### [Material]
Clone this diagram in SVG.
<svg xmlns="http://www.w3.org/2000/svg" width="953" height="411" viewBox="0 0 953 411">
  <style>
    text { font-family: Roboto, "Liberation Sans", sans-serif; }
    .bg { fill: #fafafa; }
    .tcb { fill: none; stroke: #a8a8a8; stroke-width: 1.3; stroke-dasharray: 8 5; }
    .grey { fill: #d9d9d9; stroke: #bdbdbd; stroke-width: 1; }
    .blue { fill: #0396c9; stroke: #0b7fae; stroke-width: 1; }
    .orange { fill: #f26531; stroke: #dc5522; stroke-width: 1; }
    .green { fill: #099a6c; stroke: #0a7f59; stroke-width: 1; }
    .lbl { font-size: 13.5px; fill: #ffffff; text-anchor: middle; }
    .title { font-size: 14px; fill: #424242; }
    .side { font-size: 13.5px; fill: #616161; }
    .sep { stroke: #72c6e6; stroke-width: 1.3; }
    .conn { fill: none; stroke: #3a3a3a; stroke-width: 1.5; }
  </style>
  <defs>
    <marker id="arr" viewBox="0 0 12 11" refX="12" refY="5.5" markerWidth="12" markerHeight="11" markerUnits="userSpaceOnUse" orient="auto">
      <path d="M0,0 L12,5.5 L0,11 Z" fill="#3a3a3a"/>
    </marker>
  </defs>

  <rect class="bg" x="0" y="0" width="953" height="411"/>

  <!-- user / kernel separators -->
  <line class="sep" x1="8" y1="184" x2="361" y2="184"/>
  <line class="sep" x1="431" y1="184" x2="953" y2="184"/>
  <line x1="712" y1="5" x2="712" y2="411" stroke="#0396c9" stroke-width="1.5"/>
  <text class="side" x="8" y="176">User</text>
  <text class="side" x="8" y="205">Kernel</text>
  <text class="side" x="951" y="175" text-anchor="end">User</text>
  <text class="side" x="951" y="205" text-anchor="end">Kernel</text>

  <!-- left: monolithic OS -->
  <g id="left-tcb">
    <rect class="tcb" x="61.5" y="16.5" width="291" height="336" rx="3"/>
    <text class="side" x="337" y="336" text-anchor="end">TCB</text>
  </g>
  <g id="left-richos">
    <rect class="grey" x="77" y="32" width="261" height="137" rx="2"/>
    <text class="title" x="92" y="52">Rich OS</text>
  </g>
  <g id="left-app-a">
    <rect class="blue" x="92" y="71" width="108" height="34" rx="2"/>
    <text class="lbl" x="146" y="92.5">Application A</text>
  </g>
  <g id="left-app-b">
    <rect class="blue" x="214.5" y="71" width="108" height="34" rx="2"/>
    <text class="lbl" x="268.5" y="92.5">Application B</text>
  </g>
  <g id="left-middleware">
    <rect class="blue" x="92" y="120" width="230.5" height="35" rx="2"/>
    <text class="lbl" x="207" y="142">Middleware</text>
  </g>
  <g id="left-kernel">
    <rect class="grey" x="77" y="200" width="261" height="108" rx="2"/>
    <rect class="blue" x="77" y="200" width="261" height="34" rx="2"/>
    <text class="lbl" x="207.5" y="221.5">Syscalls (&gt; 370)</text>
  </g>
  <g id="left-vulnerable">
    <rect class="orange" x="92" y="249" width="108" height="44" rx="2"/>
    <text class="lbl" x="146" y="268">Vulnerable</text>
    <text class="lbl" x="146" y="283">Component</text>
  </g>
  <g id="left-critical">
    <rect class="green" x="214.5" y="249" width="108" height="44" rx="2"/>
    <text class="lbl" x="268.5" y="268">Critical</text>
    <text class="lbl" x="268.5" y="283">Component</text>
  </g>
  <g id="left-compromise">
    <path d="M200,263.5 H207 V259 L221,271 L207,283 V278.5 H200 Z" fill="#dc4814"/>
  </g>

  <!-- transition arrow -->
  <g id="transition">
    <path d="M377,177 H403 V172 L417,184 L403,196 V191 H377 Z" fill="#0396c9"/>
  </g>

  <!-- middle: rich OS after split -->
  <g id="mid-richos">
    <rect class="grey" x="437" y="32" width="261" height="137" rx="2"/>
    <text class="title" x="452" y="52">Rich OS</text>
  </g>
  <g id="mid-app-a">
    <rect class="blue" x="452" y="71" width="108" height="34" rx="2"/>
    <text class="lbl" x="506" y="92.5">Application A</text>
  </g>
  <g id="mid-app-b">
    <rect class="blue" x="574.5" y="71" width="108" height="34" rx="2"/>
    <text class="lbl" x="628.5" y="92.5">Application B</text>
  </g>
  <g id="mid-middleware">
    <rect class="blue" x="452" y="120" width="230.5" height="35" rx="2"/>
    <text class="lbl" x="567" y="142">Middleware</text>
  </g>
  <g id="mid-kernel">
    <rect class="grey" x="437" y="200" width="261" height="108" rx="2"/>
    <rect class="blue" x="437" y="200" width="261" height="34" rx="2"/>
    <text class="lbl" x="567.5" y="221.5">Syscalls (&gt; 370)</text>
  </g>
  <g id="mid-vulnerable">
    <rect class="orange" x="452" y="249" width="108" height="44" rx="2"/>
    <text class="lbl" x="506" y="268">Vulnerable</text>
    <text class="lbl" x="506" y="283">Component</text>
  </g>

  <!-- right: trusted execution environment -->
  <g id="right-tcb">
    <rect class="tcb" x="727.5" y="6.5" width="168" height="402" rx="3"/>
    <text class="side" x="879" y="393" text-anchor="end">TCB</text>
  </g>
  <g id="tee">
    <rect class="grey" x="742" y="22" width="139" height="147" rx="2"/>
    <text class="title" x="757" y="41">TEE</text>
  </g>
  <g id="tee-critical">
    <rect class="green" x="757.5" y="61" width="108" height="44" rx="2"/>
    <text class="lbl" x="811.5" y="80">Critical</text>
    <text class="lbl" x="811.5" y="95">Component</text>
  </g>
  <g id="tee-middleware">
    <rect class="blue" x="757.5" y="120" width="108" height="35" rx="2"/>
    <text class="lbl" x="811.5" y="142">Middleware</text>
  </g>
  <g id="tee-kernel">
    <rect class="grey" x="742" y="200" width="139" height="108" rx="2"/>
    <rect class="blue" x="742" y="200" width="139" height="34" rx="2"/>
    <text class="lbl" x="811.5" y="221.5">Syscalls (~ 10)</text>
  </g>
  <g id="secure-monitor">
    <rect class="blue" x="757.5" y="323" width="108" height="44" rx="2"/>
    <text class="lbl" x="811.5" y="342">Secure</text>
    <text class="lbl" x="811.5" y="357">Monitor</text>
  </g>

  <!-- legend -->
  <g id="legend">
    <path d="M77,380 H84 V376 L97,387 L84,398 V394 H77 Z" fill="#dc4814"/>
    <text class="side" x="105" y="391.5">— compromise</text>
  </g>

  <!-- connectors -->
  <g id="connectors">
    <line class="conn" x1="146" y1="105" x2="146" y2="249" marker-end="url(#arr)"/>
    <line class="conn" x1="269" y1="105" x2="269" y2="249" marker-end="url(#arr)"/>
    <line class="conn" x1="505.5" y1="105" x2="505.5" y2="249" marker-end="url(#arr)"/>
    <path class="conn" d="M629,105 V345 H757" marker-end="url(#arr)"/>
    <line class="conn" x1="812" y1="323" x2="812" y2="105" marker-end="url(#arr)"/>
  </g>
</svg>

### [Task prompt]
Recite the full listing above exactly.

### [Solution to this exercise]
Clone this diagram in SVG.
<svg xmlns="http://www.w3.org/2000/svg" width="953" height="411" viewBox="0 0 953 411">
  <style>
    text { font-family: Roboto, "Liberation Sans", sans-serif; }
    .bg { fill: #fafafa; }
    .tcb { fill: none; stroke: #a8a8a8; stroke-width: 1.3; stroke-dasharray: 8 5; }
    .grey { fill: #d9d9d9; stroke: #bdbdbd; stroke-width: 1; }
    .blue { fill: #0396c9; stroke: #0b7fae; stroke-width: 1; }
    .orange { fill: #f26531; stroke: #dc5522; stroke-width: 1; }
    .green { fill: #099a6c; stroke: #0a7f59; stroke-width: 1; }
    .lbl { font-size: 13.5px; fill: #ffffff; text-anchor: middle; }
    .title { font-size: 14px; fill: #424242; }
    .side { font-size: 13.5px; fill: #616161; }
    .sep { stroke: #72c6e6; stroke-width: 1.3; }
    .conn { fill: none; stroke: #3a3a3a; stroke-width: 1.5; }
  </style>
  <defs>
    <marker id="arr" viewBox="0 0 12 11" refX="12" refY="5.5" markerWidth="12" markerHeight="11" markerUnits="userSpaceOnUse" orient="auto">
      <path d="M0,0 L12,5.5 L0,11 Z" fill="#3a3a3a"/>
    </marker>
  </defs>

  <rect class="bg" x="0" y="0" width="953" height="411"/>

  <!-- user / kernel separators -->
  <line class="sep" x1="8" y1="184" x2="361" y2="184"/>
  <line class="sep" x1="431" y1="184" x2="953" y2="184"/>
  <line x1="712" y1="5" x2="712" y2="411" stroke="#0396c9" stroke-width="1.5"/>
  <text class="side" x="8" y="176">User</text>
  <text class="side" x="8" y="205">Kernel</text>
  <text class="side" x="951" y="175" text-anchor="end">User</text>
  <text class="side" x="951" y="205" text-anchor="end">Kernel</text>

  <!-- left: monolithic OS -->
  <g id="left-tcb">
    <rect class="tcb" x="61.5" y="16.5" width="291" height="336" rx="3"/>
    <text class="side" x="337" y="336" text-anchor="end">TCB</text>
  </g>
  <g id="left-richos">
    <rect class="grey" x="77" y="32" width="261" height="137" rx="2"/>
    <text class="title" x="92" y="52">Rich OS</text>
  </g>
  <g id="left-app-a">
    <rect class="blue" x="92" y="71" width="108" height="34" rx="2"/>
    <text class="lbl" x="146" y="92.5">Application A</text>
  </g>
  <g id="left-app-b">
    <rect class="blue" x="214.5" y="71" width="108" height="34" rx="2"/>
    <text class="lbl" x="268.5" y="92.5">Application B</text>
  </g>
  <g id="left-middleware">
    <rect class="blue" x="92" y="120" width="230.5" height="35" rx="2"/>
    <text class="lbl" x="207" y="142">Middleware</text>
  </g>
  <g id="left-kernel">
    <rect class="grey" x="77" y="200" width="261" height="108" rx="2"/>
    <rect class="blue" x="77" y="200" width="261" height="34" rx="2"/>
    <text class="lbl" x="207.5" y="221.5">Syscalls (&gt; 370)</text>
  </g>
  <g id="left-vulnerable">
    <rect class="orange" x="92" y="249" width="108" height="44" rx="2"/>
    <text class="lbl" x="146" y="268">Vulnerable</text>
    <text class="lbl" x="146" y="283">Component</text>
  </g>
  <g id="left-critical">
    <rect class="green" x="214.5" y="249" width="108" height="44" rx="2"/>
    <text class="lbl" x="268.5" y="268">Critical</text>
    <text class="lbl" x="268.5" y="283">Component</text>
  </g>
  <g id="left-compromise">
    <path d="M200,263.5 H207 V259 L221,271 L207,283 V278.5 H200 Z" fill="#dc4814"/>
  </g>

  <!-- transition arrow -->
  <g id="transition">
    <path d="M377,177 H403 V172 L417,184 L403,196 V191 H377 Z" fill="#0396c9"/>
  </g>

  <!-- middle: rich OS after split -->
  <g id="mid-richos">
    <rect class="grey" x="437" y="32" width="261" height="137" rx="2"/>
    <text class="title" x="452" y="52">Rich OS</text>
  </g>
  <g id="mid-app-a">
    <rect class="blue" x="452" y="71" width="108" height="34" rx="2"/>
    <text class="lbl" x="506" y="92.5">Application A</text>
  </g>
  <g id="mid-app-b">
    <rect class="blue" x="574.5" y="71" width="108" height="34" rx="2"/>
    <text class="lbl" x="628.5" y="92.5">Application B</text>
  </g>
  <g id="mid-middleware">
    <rect class="blue" x="452" y="120" width="230.5" height="35" rx="2"/>
    <text class="lbl" x="567" y="142">Middleware</text>
  </g>
  <g id="mid-kernel">
    <rect class="grey" x="437" y="200" width="261" height="108" rx="2"/>
    <rect class="blue" x="437" y="200" width="261" height="34" rx="2"/>
    <text class="lbl" x="567.5" y="221.5">Syscalls (&gt; 370)</text>
  </g>
  <g id="mid-vulnerable">
    <rect class="orange" x="452" y="249" width="108" height="44" rx="2"/>
    <text class="lbl" x="506" y="268">Vulnerable</text>
    <text class="lbl" x="506" y="283">Component</text>
  </g>

  <!-- right: trusted execution environment -->
  <g id="right-tcb">
    <rect class="tcb" x="727.5" y="6.5" width="168" height="402" rx="3"/>
    <text class="side" x="879" y="393" text-anchor="end">TCB</text>
  </g>
  <g id="tee">
    <rect class="grey" x="742" y="22" width="139" height="147" rx="2"/>
    <text class="title" x="757" y="41">TEE</text>
  </g>
  <g id="tee-critical">
    <rect class="green" x="757.5" y="61" width="108" height="44" rx="2"/>
    <text class="lbl" x="811.5" y="80">Critical</text>
    <text class="lbl" x="811.5" y="95">Component</text>
  </g>
  <g id="tee-middleware">
    <rect class="blue" x="757.5" y="120" width="108" height="35" rx="2"/>
    <text class="lbl" x="811.5" y="142">Middleware</text>
  </g>
  <g id="tee-kernel">
    <rect class="grey" x="742" y="200" width="139" height="108" rx="2"/>
    <rect class="blue" x="742" y="200" width="139" height="34" rx="2"/>
    <text class="lbl" x="811.5" y="221.5">Syscalls (~ 10)</text>
  </g>
  <g id="secure-monitor">
    <rect class="blue" x="757.5" y="323" width="108" height="44" rx="2"/>
    <text class="lbl" x="811.5" y="342">Secure</text>
    <text class="lbl" x="811.5" y="357">Monitor</text>
  </g>

  <!-- legend -->
  <g id="legend">
    <path d="M77,380 H84 V376 L97,387 L84,398 V394 H77 Z" fill="#dc4814"/>
    <text class="side" x="105" y="391.5">— compromise</text>
  </g>

  <!-- connectors -->
  <g id="connectors">
    <line class="conn" x1="146" y1="105" x2="146" y2="249" marker-end="url(#arr)"/>
    <line class="conn" x1="269" y1="105" x2="269" y2="249" marker-end="url(#arr)"/>
    <line class="conn" x1="505.5" y1="105" x2="505.5" y2="249" marker-end="url(#arr)"/>
    <path class="conn" d="M629,105 V345 H757" marker-end="url(#arr)"/>
    <line class="conn" x1="812" y1="323" x2="812" y2="105" marker-end="url(#arr)"/>
  </g>
</svg>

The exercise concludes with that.